Court of Appeals of Ohio, Third District, Seneca County
Oct 22, 1999
135 Ohio App. 3d 412 (Ohio Ct. App. 1999)

Opinion

CASE NO. 13-99-27.

Date of Judgment Entry October 22, 1999.

CHARACTER OF PROCEEDINGS: Criminal appeal from Municipal Court

JUDGMENT: Judgment affirmed

ATTORNEYS:

MR. RICHARD A. KAHLER, Attorney at Law, Reg. No. 0022560, For Appellant.

MR. MARK A. KLEPATZ, City Prosecutor, Reg. No. 0031570, For Appellee.


OPINION


Although this appeal was originally placed on the accelerated docket, this court elects to render a full opinion in accordance with Loc. R. 12(5).

Appellant, Paul J. Bogner, appeals from the judgment of the Municipal Court of Tiffin, Seneca County, Ohio denying his motion to suppress evidence as being untimely filed. For the reasons that follow, we affirm the judgment of the municipal court.

On April 4, 1999, Officer Brian Bollinger of the Attica Police Department stopped Appellant's vehicle on West Tiffin Street in Attica, Ohio after observing Appellant's manner of driving. Officer Bollinger, concerned that Appellant may have been driving under the influence of alcohol, performed several field sobriety tests. After conducting the field sobriety tests, Officer Bollinger placed Appellant under arrest for driving under the influence of alcohol, and transported Appellant to the Tiffin Police Department.

At the Police Department, a test of Appellant's breath yielded a blood alcohol concentration of .141 percent, exceeding Ohio's legal limit. Appellant was then issued a citation for driving under the influence of alcohol in violation of R.C. 4511.19(A)(1),(3).

Appellant appeared in open court for his initial appearance on April 8, 1999, unrepresented by counsel. His arraignment date was scheduled for April 14, 1999. At that time, all that remained to be done in order to comply with the requirements of Crim.R. 10 and 11 was to enter his plea. On April 8, 1999, Appellant, by and through counsel, filed a written notice with the municipal court waiving his physical appearance at the arraignment and entering a plea of not guilty. The record does not demonstrate that the prosecutor approved this procedure. On May 19, 1999, Appellant filed a motion to suppress evidence, which was subsequently dismissed on May 20, 1999 as being untimely filed. The filing date of the suppression motion was thirty-five days after the date scheduled for the arraignment and forty-one days after the filing of the written waiver and plea.

Appellant's trial date was set for June 8, 1999. However, on June 3, 1999, Appellant, by and through counsel, entered a plea of no contest without raising any issue as to whether or when he had been arraigned. Appellant was subsequently found guilty of driving under the influence of alcohol.

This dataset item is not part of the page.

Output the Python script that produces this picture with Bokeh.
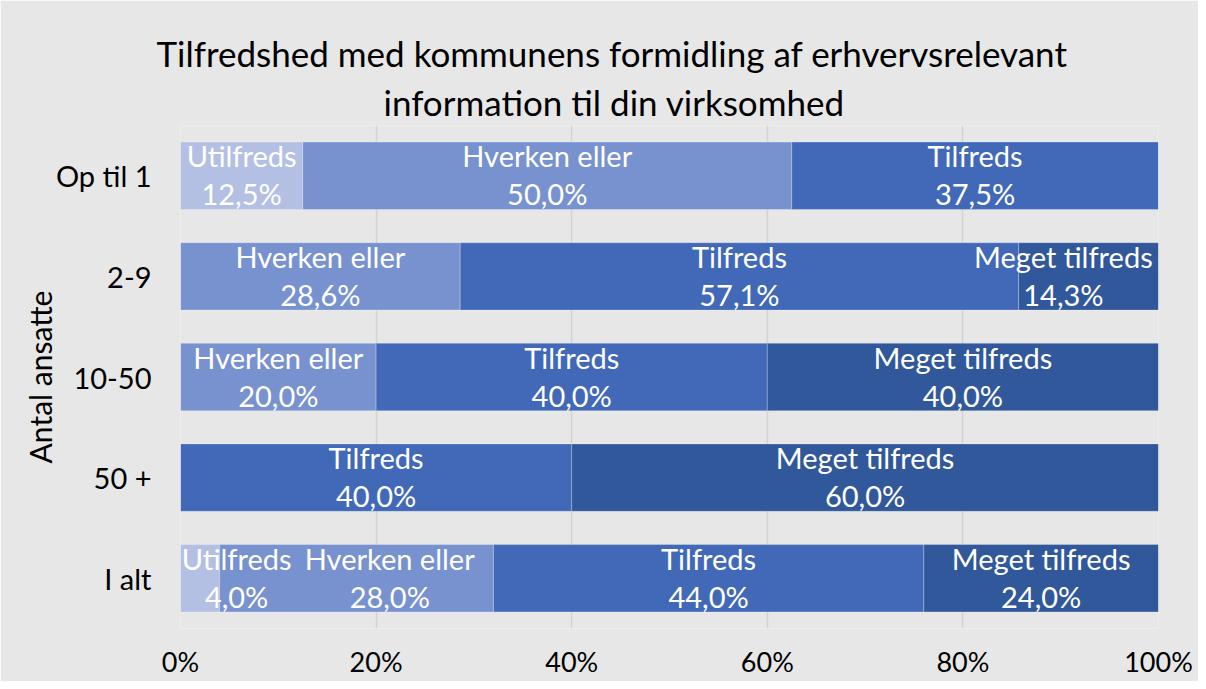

Appellant now appeals the judgment of the trial court assigning one error for our review.

Assignment of Error No. 1

The trial court erred in overruling Defendant's motion to suppress evidence.

The underlying issue that Appellant raises for this court's consideration is whether the requirements of Crim.R. 10(B) were satisfied with respect to his arraignment, and what effect such non-compliance has on the subsequent proceedings. In addressing the requirements of an arraignment, Crim.R. 10(B) states:

The defendant must be present, except that the court, with the written consent of the defendant and the approval of the prosecuting attorney , may permit arraignment without the presence of the defendant, if a plea of not guilty is entered. [Emphasis added.]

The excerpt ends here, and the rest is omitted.